--- START ---

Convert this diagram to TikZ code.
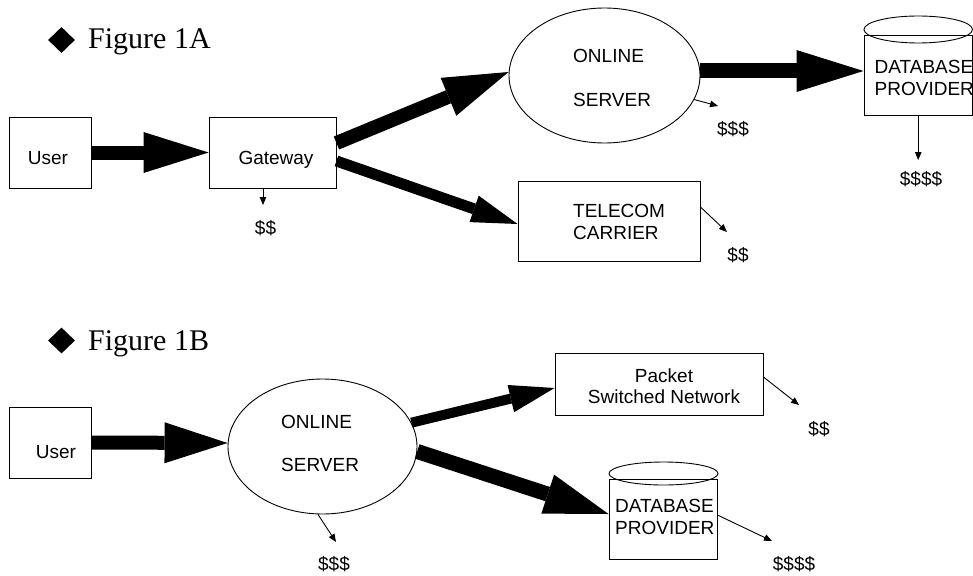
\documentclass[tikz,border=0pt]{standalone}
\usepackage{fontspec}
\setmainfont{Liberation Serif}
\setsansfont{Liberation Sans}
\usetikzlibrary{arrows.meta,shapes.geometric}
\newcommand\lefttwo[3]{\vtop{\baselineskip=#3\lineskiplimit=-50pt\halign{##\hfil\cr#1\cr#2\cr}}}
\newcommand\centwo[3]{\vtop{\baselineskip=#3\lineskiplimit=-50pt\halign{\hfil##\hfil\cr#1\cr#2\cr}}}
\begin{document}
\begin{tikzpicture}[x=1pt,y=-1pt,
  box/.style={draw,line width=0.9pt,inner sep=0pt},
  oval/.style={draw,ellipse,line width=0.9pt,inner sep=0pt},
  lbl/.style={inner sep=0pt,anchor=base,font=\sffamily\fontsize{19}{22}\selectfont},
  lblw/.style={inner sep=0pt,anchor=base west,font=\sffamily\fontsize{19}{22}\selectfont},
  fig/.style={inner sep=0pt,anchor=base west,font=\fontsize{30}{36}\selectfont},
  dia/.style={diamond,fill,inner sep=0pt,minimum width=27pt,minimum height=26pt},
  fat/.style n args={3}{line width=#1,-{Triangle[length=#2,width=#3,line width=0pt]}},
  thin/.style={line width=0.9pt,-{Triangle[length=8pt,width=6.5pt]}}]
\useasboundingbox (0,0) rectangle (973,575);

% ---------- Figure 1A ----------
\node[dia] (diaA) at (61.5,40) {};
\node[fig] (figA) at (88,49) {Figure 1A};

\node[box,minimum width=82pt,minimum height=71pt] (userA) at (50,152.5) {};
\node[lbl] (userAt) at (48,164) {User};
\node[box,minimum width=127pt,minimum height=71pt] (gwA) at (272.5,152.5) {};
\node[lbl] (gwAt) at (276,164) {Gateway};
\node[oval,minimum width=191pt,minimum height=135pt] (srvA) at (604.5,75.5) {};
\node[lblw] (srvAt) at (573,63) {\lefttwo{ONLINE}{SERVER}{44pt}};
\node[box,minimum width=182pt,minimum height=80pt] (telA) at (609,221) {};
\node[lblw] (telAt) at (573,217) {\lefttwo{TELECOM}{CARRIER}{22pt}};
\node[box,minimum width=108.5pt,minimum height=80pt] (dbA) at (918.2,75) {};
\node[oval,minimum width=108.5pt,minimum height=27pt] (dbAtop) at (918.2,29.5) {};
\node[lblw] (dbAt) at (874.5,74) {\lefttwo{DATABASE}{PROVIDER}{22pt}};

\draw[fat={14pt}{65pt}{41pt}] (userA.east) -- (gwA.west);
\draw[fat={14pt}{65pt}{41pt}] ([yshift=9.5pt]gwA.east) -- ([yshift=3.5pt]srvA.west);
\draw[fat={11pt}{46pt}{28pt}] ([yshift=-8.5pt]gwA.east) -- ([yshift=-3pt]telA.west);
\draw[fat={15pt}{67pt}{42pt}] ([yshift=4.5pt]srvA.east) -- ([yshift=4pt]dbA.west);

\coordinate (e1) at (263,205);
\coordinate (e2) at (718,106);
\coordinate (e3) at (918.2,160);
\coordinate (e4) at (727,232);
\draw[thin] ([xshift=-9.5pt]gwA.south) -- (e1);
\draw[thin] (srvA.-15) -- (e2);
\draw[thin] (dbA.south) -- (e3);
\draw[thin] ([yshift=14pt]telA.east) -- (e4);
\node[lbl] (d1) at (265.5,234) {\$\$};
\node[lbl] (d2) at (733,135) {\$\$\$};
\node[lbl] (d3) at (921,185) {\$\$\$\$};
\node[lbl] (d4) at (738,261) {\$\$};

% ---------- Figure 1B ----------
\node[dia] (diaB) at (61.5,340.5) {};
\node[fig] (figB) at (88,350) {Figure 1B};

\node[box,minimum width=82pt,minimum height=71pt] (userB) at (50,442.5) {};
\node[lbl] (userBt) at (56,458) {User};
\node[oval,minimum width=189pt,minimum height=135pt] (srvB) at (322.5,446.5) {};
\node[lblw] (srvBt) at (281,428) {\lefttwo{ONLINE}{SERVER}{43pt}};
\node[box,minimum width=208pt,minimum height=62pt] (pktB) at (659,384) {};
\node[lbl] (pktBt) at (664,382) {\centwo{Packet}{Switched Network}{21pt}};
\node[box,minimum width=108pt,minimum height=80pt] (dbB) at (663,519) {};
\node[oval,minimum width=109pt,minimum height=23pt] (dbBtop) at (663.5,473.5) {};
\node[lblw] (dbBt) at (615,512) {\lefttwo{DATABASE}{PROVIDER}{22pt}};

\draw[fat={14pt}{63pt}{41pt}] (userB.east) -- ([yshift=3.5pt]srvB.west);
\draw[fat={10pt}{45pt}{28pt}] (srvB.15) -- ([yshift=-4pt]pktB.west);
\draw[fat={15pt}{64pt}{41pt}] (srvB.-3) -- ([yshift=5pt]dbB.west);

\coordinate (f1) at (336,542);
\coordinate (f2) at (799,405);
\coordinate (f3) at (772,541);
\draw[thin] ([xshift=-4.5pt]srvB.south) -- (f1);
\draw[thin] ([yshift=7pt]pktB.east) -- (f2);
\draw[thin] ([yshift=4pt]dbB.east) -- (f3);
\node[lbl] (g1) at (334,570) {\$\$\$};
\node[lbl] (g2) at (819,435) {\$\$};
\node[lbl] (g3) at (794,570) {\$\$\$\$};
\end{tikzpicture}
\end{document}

--- END ---

_Exercise task_:
Except for the pictures, give all the material above again verbatim.

_Answer to this task_:
Convert this diagram to TikZ code.
\documentclass[tikz,border=0pt]{standalone}
\usepackage{fontspec}
\setmainfont{Liberation Serif}
\setsansfont{Liberation Sans}
\usetikzlibrary{arrows.meta,shapes.geometric}
\newcommand\lefttwo[3]{\vtop{\baselineskip=#3\lineskiplimit=-50pt\halign{##\hfil\cr#1\cr#2\cr}}}
\newcommand\centwo[3]{\vtop{\baselineskip=#3\lineskiplimit=-50pt\halign{\hfil##\hfil\cr#1\cr#2\cr}}}
\begin{document}
\begin{tikzpicture}[x=1pt,y=-1pt,
  box/.style={draw,line width=0.9pt,inner sep=0pt},
  oval/.style={draw,ellipse,line width=0.9pt,inner sep=0pt},
  lbl/.style={inner sep=0pt,anchor=base,font=\sffamily\fontsize{19}{22}\selectfont},
  lblw/.style={inner sep=0pt,anchor=base west,font=\sffamily\fontsize{19}{22}\selectfont},
  fig/.style={inner sep=0pt,anchor=base west,font=\fontsize{30}{36}\selectfont},
  dia/.style={diamond,fill,inner sep=0pt,minimum width=27pt,minimum height=26pt},
  fat/.style n args={3}{line width=#1,-{Triangle[length=#2,width=#3,line width=0pt]}},
  thin/.style={line width=0.9pt,-{Triangle[length=8pt,width=6.5pt]}}]
\useasboundingbox (0,0) rectangle (973,575);

% ---------- Figure 1A ----------
\node[dia] (diaA) at (61.5,40) {};
\node[fig] (figA) at (88,49) {Figure 1A};

\node[box,minimum width=82pt,minimum height=71pt] (userA) at (50,152.5) {};
\node[lbl] (userAt) at (48,164) {User};
\node[box,minimum width=127pt,minimum height=71pt] (gwA) at (272.5,152.5) {};
\node[lbl] (gwAt) at (276,164) {Gateway};
\node[oval,minimum width=191pt,minimum height=135pt] (srvA) at (604.5,75.5) {};
\node[lblw] (srvAt) at (573,63) {\lefttwo{ONLINE}{SERVER}{44pt}};
\node[box,minimum width=182pt,minimum height=80pt] (telA) at (609,221) {};
\node[lblw] (telAt) at (573,217) {\lefttwo{TELECOM}{CARRIER}{22pt}};
\node[box,minimum width=108.5pt,minimum height=80pt] (dbA) at (918.2,75) {};
\node[oval,minimum width=108.5pt,minimum height=27pt] (dbAtop) at (918.2,29.5) {};
\node[lblw] (dbAt) at (874.5,74) {\lefttwo{DATABASE}{PROVIDER}{22pt}};

\draw[fat={14pt}{65pt}{41pt}] (userA.east) -- (gwA.west);
\draw[fat={14pt}{65pt}{41pt}] ([yshift=9.5pt]gwA.east) -- ([yshift=3.5pt]srvA.west);
\draw[fat={11pt}{46pt}{28pt}] ([yshift=-8.5pt]gwA.east) -- ([yshift=-3pt]telA.west);
\draw[fat={15pt}{67pt}{42pt}] ([yshift=4.5pt]srvA.east) -- ([yshift=4pt]dbA.west);

\coordinate (e1) at (263,205);
\coordinate (e2) at (718,106);
\coordinate (e3) at (918.2,160);
\coordinate (e4) at (727,232);
\draw[thin] ([xshift=-9.5pt]gwA.south) -- (e1);
\draw[thin] (srvA.-15) -- (e2);
\draw[thin] (dbA.south) -- (e3);
\draw[thin] ([yshift=14pt]telA.east) -- (e4);
\node[lbl] (d1) at (265.5,234) {\$\$};
\node[lbl] (d2) at (733,135) {\$\$\$};
\node[lbl] (d3) at (921,185) {\$\$\$\$};
\node[lbl] (d4) at (738,261) {\$\$};

% ---------- Figure 1B ----------
\node[dia] (diaB) at (61.5,340.5) {};
\node[fig] (figB) at (88,350) {Figure 1B};

\node[box,minimum width=82pt,minimum height=71pt] (userB) at (50,442.5) {};
\node[lbl] (userBt) at (56,458) {User};
\node[oval,minimum width=189pt,minimum height=135pt] (srvB) at (322.5,446.5) {};
\node[lblw] (srvBt) at (281,428) {\lefttwo{ONLINE}{SERVER}{43pt}};
\node[box,minimum width=208pt,minimum height=62pt] (pktB) at (659,384) {};
\node[lbl] (pktBt) at (664,382) {\centwo{Packet}{Switched Network}{21pt}};
\node[box,minimum width=108pt,minimum height=80pt] (dbB) at (663,519) {};
\node[oval,minimum width=109pt,minimum height=23pt] (dbBtop) at (663.5,473.5) {};
\node[lblw] (dbBt) at (615,512) {\lefttwo{DATABASE}{PROVIDER}{22pt}};

\draw[fat={14pt}{63pt}{41pt}] (userB.east) -- ([yshift=3.5pt]srvB.west);
\draw[fat={10pt}{45pt}{28pt}] (srvB.15) -- ([yshift=-4pt]pktB.west);
\draw[fat={15pt}{64pt}{41pt}] (srvB.-3) -- ([yshift=5pt]dbB.west);

\coordinate (f1) at (336,542);
\coordinate (f2) at (799,405);
\coordinate (f3) at (772,541);
\draw[thin] ([xshift=-4.5pt]srvB.south) -- (f1);
\draw[thin] ([yshift=7pt]pktB.east) -- (f2);
\draw[thin] ([yshift=4pt]dbB.east) -- (f3);
\node[lbl] (g1) at (334,570) {\$\$\$};
\node[lbl] (g2) at (819,435) {\$\$};
\node[lbl] (g3) at (794,570) {\$\$\$\$};
\end{tikzpicture}
\end{document}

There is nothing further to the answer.